From the pet food recall to a new antidepressant for dogs, pets and their care are making national headlines.
On "Good Morning America," veterinarian Marty Becker ran down the latest news pet owners should know to ensure the health of their pets.
Becker urged people to stay on top of the pet food recall news to prevent more cats and dogs from dying or getting sick. "Go through your shelves and make sure you don't have any of the recalled foods tucked away," he said.
Becker advised pet owners to get advice from a veterinarian before concocting their own pet food. "I still recommend commercial foods, but veterinarians are also willing to direct people to trusted resources to help them get started the right way with home cooking."
He added, "Check with your vet any time you change your pet's diet. There could be complications depending on what you serve your pet, so it's best to be safe and get advice."
A new report that Xylitol, a natural sweetener found in gum, candy and cookies, is poisonous to dogs and is also causing pet owners anxiety. "It not only causes hypoglycemia in dogs, but a recent study shows that it also causes acute hepatic necrosis," Becker confirmed. "This is just another reason not to feed your dog from your plate and to discuss any changes in your pet's diet with your vet."

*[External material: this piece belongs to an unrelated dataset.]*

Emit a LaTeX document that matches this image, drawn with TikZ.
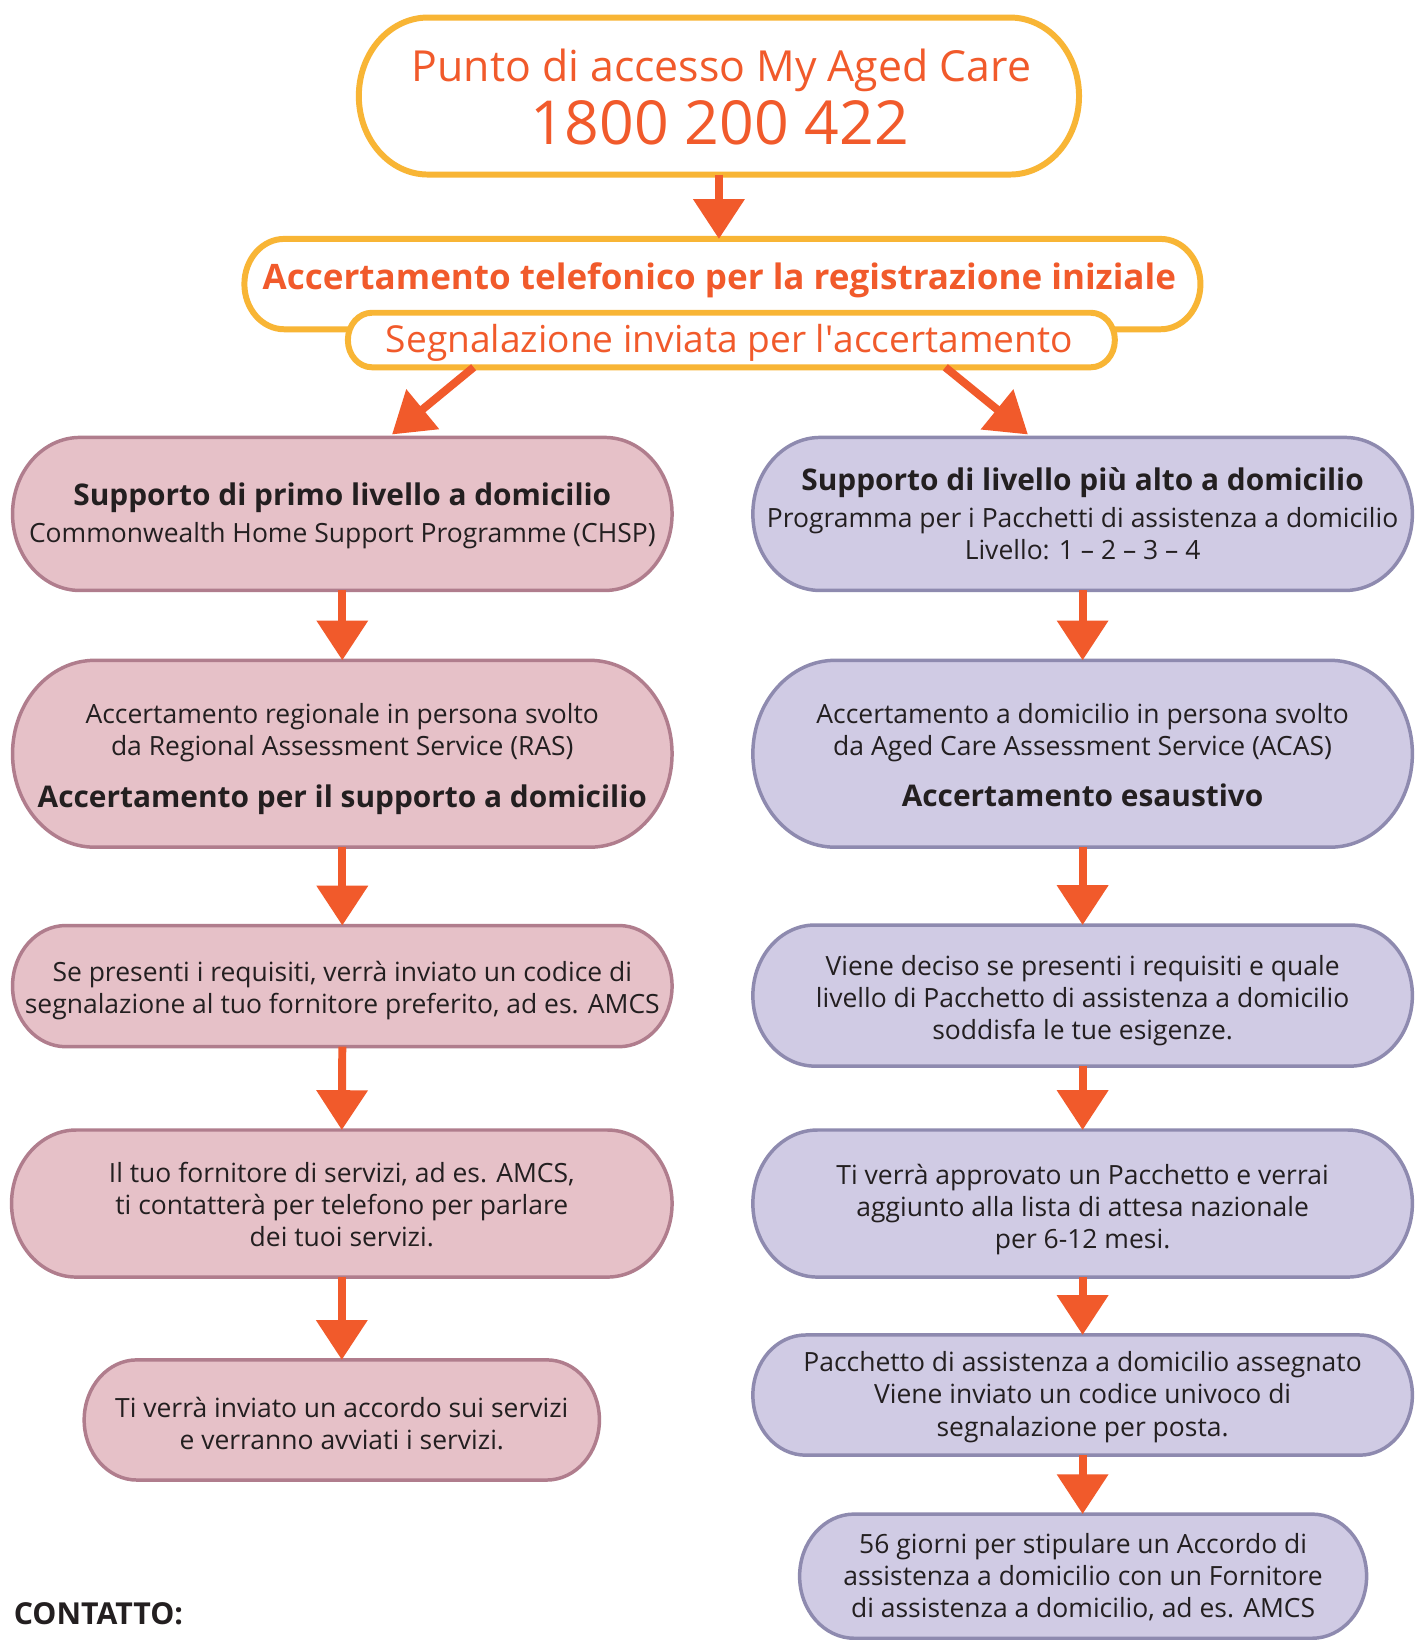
\documentclass[tikz,border=0pt]{standalone}
\usepackage{fontspec}
\setmainfont{Open Sans}
\usetikzlibrary{arrows.meta,calc}
\definecolor{orng}{HTML}{F15A2B}
\definecolor{ylw}{HTML}{F8B535}
\definecolor{pinkf}{HTML}{E6C1C8}
\definecolor{pinkd}{HTML}{B07D8D}
\definecolor{lavf}{HTML}{D0CBE4}
\definecolor{lavd}{HTML}{8E8AAF}
\definecolor{ink}{HTML}{231F20}
\pgfdeclarelayer{bg}
\pgfsetlayers{bg,main}
\newcommand\bodyf{\fontsize{13.3}{16.2}\selectfont}
\newcommand\hbf{\fontsize{15}{18}\selectfont\bfseries}
\newcommand\pillbox[4]{%
  \begin{pgfonlayer}{bg}
  \path[fill=#2,draw=#3,line width=#4] let \p1=(#1.north west), \p2=(#1.south east),
    \n1={(\y1-\y2)/2}, \n2={0.88*\n1} in
    (\x1+\n2,\y1) -- (\x2-\n2,\y1)
    arc[start angle=90,end angle=-90,x radius=\n2,y radius=\n1]
    -- (\x1+\n2,\y2)
    arc[start angle=270,end angle=90,x radius=\n2,y radius=\n1] -- cycle;
  \end{pgfonlayer}}
\tikzset{
  x=0.5pt, y=-0.5pt,
  holder/.style={inner sep=0pt},
  txt/.style={inner sep=0pt, align=center, text=ink, font=\bodyf},
  arr/.style={draw=orng, line width=4pt, -{Triangle[width=25pt,length=20pt]}},
  otext/.style={text=orng, inner sep=0pt, anchor=base},
}
\begin{document}
\begin{tikzpicture}
\begin{pgfonlayer}{bg}
\path[fill=white, use as bounding box] (0,0) rectangle (1413,1640);
\end{pgfonlayer}

% top boxes
\node[holder, minimum width=361.5pt, minimum height=78.5pt] (top) at (722.5,96.5) {};
\node[otext, font=\fontsize{21.5}{25}\selectfont] (topt1) at (725,82) {Punto di accesso My Aged Care};
\node[otext, font=\fontsize{30.5}{35}\selectfont] (topt2) at (723,145.5) {1800 200 422};
\node[holder, minimum width=480pt, minimum height=45pt] (b2) at (726,285.5) {};
\node[otext, font=\fontsize{17.6}{21}\selectfont\bfseries] (b2t) at (723,291.2) {Accertamento telefonico per la registrazione iniziale};
\node[holder, minimum width=385pt, minimum height=27pt] (b3) at (735,341.7) {};
\node[otext, font=\fontsize{18.65}{22}\selectfont] (b3t) at (733,354.7) {Segnalazione inviata per l\textquotesingle accertamento};

% left column
\node[holder, minimum width=331pt, minimum height=76.5pt] (L1) at (344,516.5) {};
\node[txt] (L1t) at ($(L1)+(0,2)$)
  {{\hbf Supporto di primo livello a domicilio}\\[2.5pt]Commonwealth Home Support Programme (CHSP)};
\node[holder, minimum width=331pt, minimum height=93.5pt] (L2) at (344,757.5) {};
\node[txt] (L2t) at ($(L2)+(0,5)$)
  {Accertamento regionale in persona svolto\\da Regional Assessment Service (RAS)\\[10pt]{\hbf Accertamento per il supporto a domicilio}};
\node[holder, minimum width=331pt, minimum height=60.5pt] (L3) at (344,991) {};
\node[txt] (L3t) at ($(L3)+(0,4.5)$)
  {Se presenti i requisiti, verrà inviato un codice di\\segnalazione al tuo fornitore preferito, ad es. AMCS};
\node[holder, minimum width=331.5pt, minimum height=73.5pt] (L4) at (343.5,1209.5) {};
\node[txt] (L4t) at ($(L4)+(0,1)$)
  {Il tuo fornitore di servizi, ad es. AMCS,\\ti contatterà per telefono per parlare\\dei tuoi servizi.};
\node[holder, minimum width=258.5pt, minimum height=60pt] (L5) at (343.5,1427) {};
\node[txt] (L5t) at ($(L5)+(0,3.5)$)
  {Ti verrà inviato un accordo sui servizi\\e verranno avviati i servizi.};

% right column
\node[holder, minimum width=331pt, minimum height=76.5pt] (R1) at (1088,516.5) {};
\node[txt] (R1t) at ($(R1)+(0,0)$)
  {{\hbf Supporto di livello più alto a domicilio}\\[2pt]Programma per i Pacchetti di assistenza a domicilio\\Livello: 1 – 2 – 3 – 4};
\node[holder, minimum width=331pt, minimum height=93.5pt] (R2) at (1088,757.5) {};
\node[txt] (R2t) at ($(R2)+(0,1.5)$)
  {Accertamento a domicilio in persona svolto\\da Aged Care Assessment Service (ACAS)\\[9.5pt]{\hbf Accertamento esaustivo}};
\node[holder, minimum width=331pt, minimum height=70.5pt] (R3) at (1088,1000.5) {};
\node[txt] (R3t) at ($(R3)+(0,5)$)
  {Viene deciso se presenti i requisiti e quale\\livello di Pacchetto di assistenza a domicilio\\soddisfa le tue esigenze.};
\node[holder, minimum width=331pt, minimum height=73.5pt] (R4) at (1088,1209.5) {};
\node[txt] (R4t) at ($(R4)+(0,6)$)
  {Ti verrà approvato un Pacchetto e verrai\\aggiunto alla lista di attesa nazionale\\per 6-12 mesi.};
\node[holder, minimum width=331pt, minimum height=60pt] (R5) at (1088,1402) {};
\node[txt] (R5t) at ($(R5)+(0,2)$)
  {Pacchetto di assistenza a domicilio assegnato\\Viene inviato un codice univoco di\\segnalazione per posta.};
\node[holder, minimum width=284.5pt, minimum height=62pt] (R6) at (1088.5,1584) {};
\node[txt] (R6t) at ($(R6)+(0,1)$)
  {56 giorni per stipulare un Accordo di\\assistenza a domicilio con un Fornitore\\di assistenza a domicilio, ad es. AMCS};

\node[inner sep=0pt, anchor=base west, text=ink, font=\fontsize{15.2}{18}\selectfont\bfseries] (contact) at (13.5,1633) {CONTATTO:};

% shapes
\pillbox{top}{white}{ylw}{3pt}
\pillbox{b2}{white}{ylw}{3pt}
\pillbox{b3}{white}{ylw}{3pt}
\foreach \nm in {L1,L2,L3,L4,L5}{\pillbox{\nm}{pinkf}{pinkd}{1.75pt}}
\foreach \nm in {R1,R2,R3,R4,R5,R6}{\pillbox{\nm}{lavf}{lavd}{1.75pt}}

% arrows
\draw[arr] (top.south) -- (top.south |- b2.north);
\draw[arr] ([xshift=-129.5pt]b3.south) -- ([xshift=25pt,yshift=1.5pt]L1.north);
\draw[arr] ([xshift=107.5pt]b3.south) -- ([xshift=-27.5pt,yshift=1.5pt]R1.north);
\draw[arr] (L1.south) -- (L2.north);
\draw[arr] (L2.south) -- (L3.north);
\draw[arr] (L3.south) -- (L4.north);
\draw[arr] (L4.south) -- (L5.north);
\draw[arr] (R1.south) -- (R2.north);
\draw[arr] (R2.south) -- (R3.north);
\draw[arr] (R3.south) -- (R4.north);
\draw[arr] (R4.south) -- (R5.north);
\draw[arr] (R5.south) -- (R5.south |- R6.north);
\end{tikzpicture}
\end{document}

For more information, click here.
The Food and Drug Administration recently approved a dog antidepressant. Becker explained that the drug is designed to keep dogs from barking relentlessly or tearing up the house when no one's at home.
"The new drug is called Reconcile, and it's to help dogs with separation anxiety, caused when their owners leave them alone at home," said Becker. "The drug is to be used in combination with behavior modification training."
You can find more information about Reconcile at www.reconcile.com.
While pet owners may be divided on the antidepressant, Becker said everyone should embrace products that help protect pets from parasites, especially with summer around the corner.
"Fleas, ticks and mosquitoes -- literally and figuratively -- they suck. A single one of these bugs on an unprotected pet can cause a litany of dangerous and debilitating diseases, from flea allergy dermatitis and rocky mountain spotted fever to Lyme and heartworm disease," he said. "Not only are the diseases serious, but bites from these external parasites are extremely painful for pets. So prevention is all important."
To prevent heartworm, Becker recommended Advantage Multi for Dog and Advantage Multi for Cats. The once-a-month topical FDA-approved treatment, available by prescription, kills fleas and prevents heartworm along with other internal parasites.
"You just place drops between your pet's shoulder blades, where they can't lick it or get at it," Becker said.
A new vet-administered test called Snap 4DX can help pet owners check their dog for ticks. It tests for three tick-borne diseases, including Lyme disease and heartworm.
"The research says that this 8-minute test is 98 percent effective in determining whether your dog has the disease," Becker said.
For more information about this test, click here.
For information about year-round parasite control for all pets, visit the Companion Animal Parasite Council's Web site at www.petsandparasites.org. Find out more about heart worms at www.knowheartworms.org.
As with many of their owners, pets come down with allergies during the spring and summer. Becker advised people with pets who suffer from allergies should consult their veterinarian to find out about medical advancements that can help.
"Pets itch and react with foot licking, face rubbing and scratching," he said. "Pets are allergic to pollens, molds and mites."